João Gilberto comemora 85 anos nesta sexta, 10, com a mesma discrição que pontua sua carreira desde os anos 1950. Nada de entrevistas para celebrar a data, nenhuma apresentação prevista e nem novo CD. Se João não fala, há quem faça isso por ele, vencendo a barreira do perfeccionismo que impediria o lançamento de qualquer produto.
É o caso dos produtores Todd Barkan e Zev Feldman. Os dois são responsáveis pelo álbum Getz/Gilberto 76, recém-lançado no exterior pela Resonance Records. São os melhores momentos da temporada de uma semana que João fez ao lado do saxofonista Stan Getz em maio de 1976 no clube de jazz Keystone Korner, em São Francisco. O projeto conseguiu passar pelo crivo do cantor.
Barkan era o proprietário e diretor artístico da casa, que funcionou entre 1972 e 1983. Feldman, que dirige a Resonance, vem há meses tentando viabilizar uma edição brasileira do álbum com selos locais, mas as conversas emperraram por questões financeiras. “É uma vergonha que as gravadoras no Brasil tenham de pagar impostos tão altos para lançar um disco. Continuamos tentando encontrar um parceiro, mas está difícil”, diz ele.

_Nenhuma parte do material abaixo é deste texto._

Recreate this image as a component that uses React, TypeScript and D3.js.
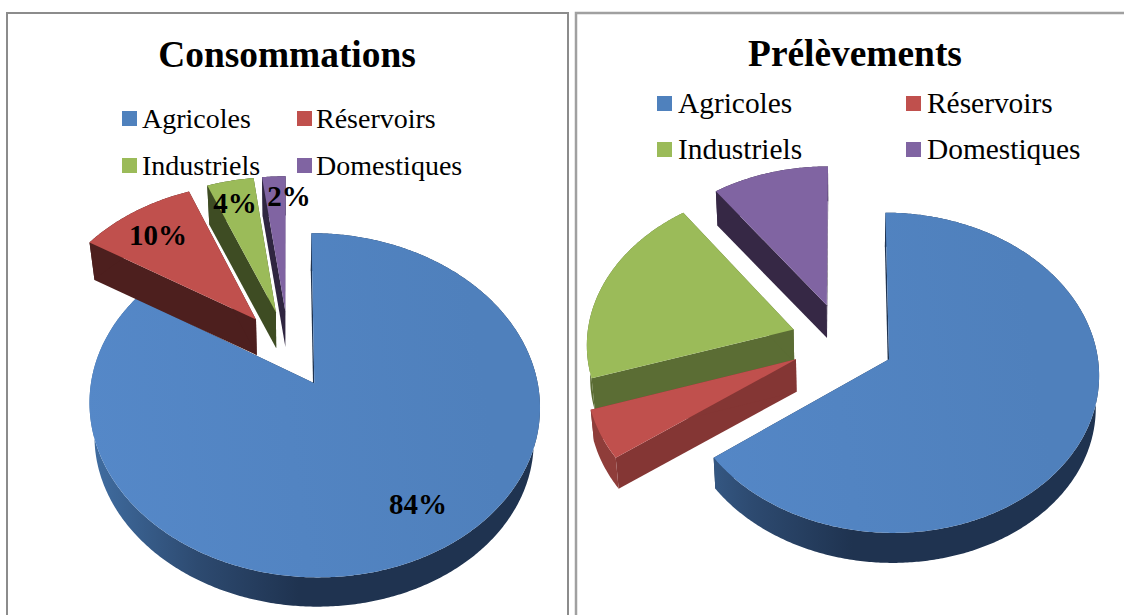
import * as d3 from 'd3';

const categories = ['Agricoles', 'Réservoirs', 'Industriels', 'Domestiques'];
const consommations = [84, 10, 4, 2];
const prelevements = [65, 5, 20, 10];
const consommationLabels = ['84%', '10%', '4%', '2%'];

const faceColors = ['#4f81bd', '#c0504d', '#9bbb59', '#8064a2'];
const color = d3.scaleOrdinal<string, string>().domain(categories).range(faceColors);

// back slices first, the red one overlaps the green wall
const drawOrder = [0, 3, 2, 1];

const charts = [
  {
    id: 'left',
    title: 'Consommations',
    titleX: 287,
    titleY: 67,
    values: consommations,
    labels: consommationLabels,
    labelPos: [[418, 514], [158, 245], [235, 213], [289, 206]],
    wallColors: ['#1f3350', '#4d1f1e', '#3e4c23', '#2f2540'],
    ox: 288.5, oy: 348.5, sx: 217.5, sy: 160.5, persp: 0.125, explode: 0.24, wallScale: 0.975, wallDrop: 35,
    legendX: [122, 297], legendText: [142, 316], legendY: [128, 175], legendSize: 28,
  },
  {
    id: 'right',
    title: 'Prélèvements',
    titleX: 855,
    titleY: 66,
    values: prelevements,
    labels: [] as string[],
    labelPos: [] as number[][],
    wallColors: ['#1f3350', '#843634', '#5b6d34', '#362845'],
    ox: 842.5, oy: 341.5, sx: 207, sy: 156, persp: 0.083, explode: 0.25, wallScale: 0.987, wallDrop: 32.5,
    legendX: [657, 906], legendText: [678, 927], legendY: [113, 159], legendSize: 29.4,
  },
];

type Chart = (typeof charts)[number];
type Pt = [number, number];

const serif = '"Liberation Serif", serif';
const linePath = d3.line<Pt>().x(d => d[0]).y(d => d[1]);

function Pie({ chart }: { chart: Chart }) {
  const arcs = d3.pie<number>().sort(null).value(d => d)(chart.values);

  // flat pie plane to screen, with some perspective
  const project = (u: number, v: number): Pt => {
    const k = 1 / (1 - chart.persp * v);
    return [chart.ox + chart.sx * u * k, chart.oy + chart.sy * v * k];
  };
  const drop = ([x, y]: Pt): Pt => [
    chart.ox + (x - chart.ox) * chart.wallScale,
    chart.oy + (y - chart.oy) * chart.wallScale + chart.wallDrop,
  ];

  return (
    <g>
      {drawOrder.map(i => {
        const a = arcs[i];
        const mid = (a.startAngle + a.endAngle) / 2;
        const u0 = chart.explode * Math.sin(mid);
        const v0 = -chart.explode * Math.cos(mid);
        const n = Math.ceil((a.endAngle - a.startAngle) / 0.01);
        const rim = d3.range(n + 1).map(j => {
          const t = a.startAngle + ((a.endAngle - a.startAngle) * j) / n;
          return project(u0 + Math.sin(t), v0 - Math.cos(t));
        });
        const apex = project(u0, v0);
        const first = rim[0];
        const last = rim[rim.length - 1];
        const outerWall = [...rim, ...rim.map(drop).reverse()];
        const wallFill = i === 0 ? `url(#wall-${chart.id})` : i === 1 && chart.id === 'right' ? '#8f3d3a' : chart.wallColors[i];
        return (
          <g key={i}>
            <path d={linePath([apex, first, drop(first), drop(apex)]) + 'Z'} fill={chart.wallColors[i]} />
            <path d={linePath([apex, last, drop(last), drop(apex)]) + 'Z'} fill={chart.wallColors[i]} />
            <path d={linePath(outerWall) + 'Z'} fill={wallFill} />
            <path
              d={linePath([apex, ...rim]) + 'Z'}
              fill={i === 0 ? `url(#face-${chart.id})` : color(categories[i])}
            />
          </g>
        );
      })}
    </g>
  );
}

function Legend({ chart }: { chart: Chart }) {
  return (
    <g>
      {categories.map((c, i) => {
        const col = i % 2;
        const row = Math.floor(i / 2);
        return (
          <g key={c}>
            <rect
              x={chart.legendX[col]}
              y={chart.legendY[row] - 17}
              width={15}
              height={15}
              fill={color(c)}
            />
            <text x={chart.legendText[col]} y={chart.legendY[row]} fontSize={chart.legendSize} fontFamily={serif} fill="#000">
              {c}
            </text>
          </g>
        );
      })}
    </g>
  );
}

export default function App() {
  return (
    <svg
      width={1124}
      height={615}
      style={{ position: 'absolute', left: 0, top: 0, display: 'block', background: '#fff' }}
    >
      <defs>
        {charts.map(c => (
          <g key={c.id}>
            <linearGradient id={`face-${c.id}`} gradientUnits="userSpaceOnUse" x1={c.ox - 200} y1={c.oy + 120} x2={c.ox + 200} y2={c.oy + 60}>
              <stop offset="0" stopColor="#5588c8" />
              <stop offset="1" stopColor="#4f80bc" />
            </linearGradient>
            <linearGradient id={`wall-${c.id}`} gradientUnits="userSpaceOnUse" x1={c.ox - 190} y1={0} x2={c.ox + 10} y2={0}>
              <stop offset="0" stopColor="#3f6b9e" />
              <stop offset="0.5" stopColor="#2d4a70" />
              <stop offset="1" stopColor="#1f3350" />
            </linearGradient>
          </g>
        ))}
      </defs>

      <rect x={7} y={13} width={561} height={640} fill="none" stroke="#8c8c8c" strokeWidth={2} />
      <rect x={576} y={13} width={600} height={640} fill="none" stroke="#a0a0a0" strokeWidth={2.5} />

      {charts.map(c => (
        <g key={c.id}>
          <text x={c.titleX} y={c.titleY} textAnchor="middle" fontSize={37.4} fontWeight="bold" fontFamily={serif} fill="#000">
            {c.title}
          </text>
          <Legend chart={c} />
          <Pie chart={c} />
          {c.labels.map((l, i) => (
            <text
              key={l}
              x={c.labelPos[i][0]}
              y={c.labelPos[i][1]}
              textAnchor="middle"
              fontSize={29}
              fontWeight="bold"
              fontFamily={serif}
              fill="#000"
            >
              {l}
            </text>
          ))}
        </g>
      ))}
    </svg>
  );
}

Mas a edição internacional do álbum está disponível em lojas virtuais, nos formatos de CD e vinil, e também no iTunes. As versões físicas são luxuosas, repletas de fotos dos shows e de bastidores. Há entrevistas com Barkan e Carlos Lyra e depoimentos de membros da banda que acompanhou João e Getz naquelas noites. Doze faixas entraram na seleção final, além de uma fala em que o saxofonista apresenta seu convidado de maneira certeira. “Para mim, João Gilberto é o cantor mais singular de nosso tempo. Um verdadeiro criador. Sua curiosa habilidade de cantar sem vibratos e seu impecável senso rítmico o fazem único. Ele reluta muito em fazer aparições públicas.”
João e Getz eram velhos conhecidos. Em 1963, gravaram Getz/Gilberto, que seria lançado um ano depois. Com a participação de Astrud Gilberto, esposa de João, e Tom Jobim, o álbum foi um sucesso comercial que deixou a bossa nova globalizada. Durante as sessões de estúdio, ficaram célebres as discordâncias entre o cantor e o saxofonista. Apesar disso, os dois ocasionalmente continuaram a trabalhar juntos ao longo dos anos.
Foi Getz quem teve a ideia de montar a temporada no Keystone. Ele havia acabado de gravar com João e sua então esposa, Miúcha, o álbum The Best of Two Worlds, e queria promovê-lo em shows. “Stan disse várias vezes que o Keystone Korner era seu clube de jazz favorito e dizia a todos que era o melhor do mundo. Ele quis fazer algo bastante especial para nós e, durante os shows, dava pra ver que ele e João se respeitavam acima de tudo. Os dois sabiam que o trabalho feito em conjunto havia sido um marco”, conta Barkan. Joanne Brackeen (piano), Clint Houston (baixo) e Billy Hart (bateria), que já trabalhavam com o saxofonista, foram os músicos convocados para acompanhá-los.
Barkan conta que ficou bem próximo a João durante aquela temporada. O cantor, adepto do diminutivo, passou a chamá-lo nos bastidores de Toddynho – ” achocolatado no Brasil” – e a ter conversas com membros da banda. O baterista Hart se mostrava especialmente interessado na diversidade dos ritmos brasileiros. “Todos nós sabíamos do excesso de timidez de João, mas nesses dias ele estava muito extrovertido e animado, aberto a conversar”.
Em meio a conversas regadas a um drinque e outro, o público parou para ouvir os músicos quando eles entraram no palco. Barkan relata que, em todas as apresentações, a plateia esteve “inacreditavelmente” atenta. Os shows foram gravados em fita cassete diretamente da mesa de som, apenas para arquivo do clube, e passaram por restauração para o lançamento.
As informações são do jornal O Estado de S. Paulo.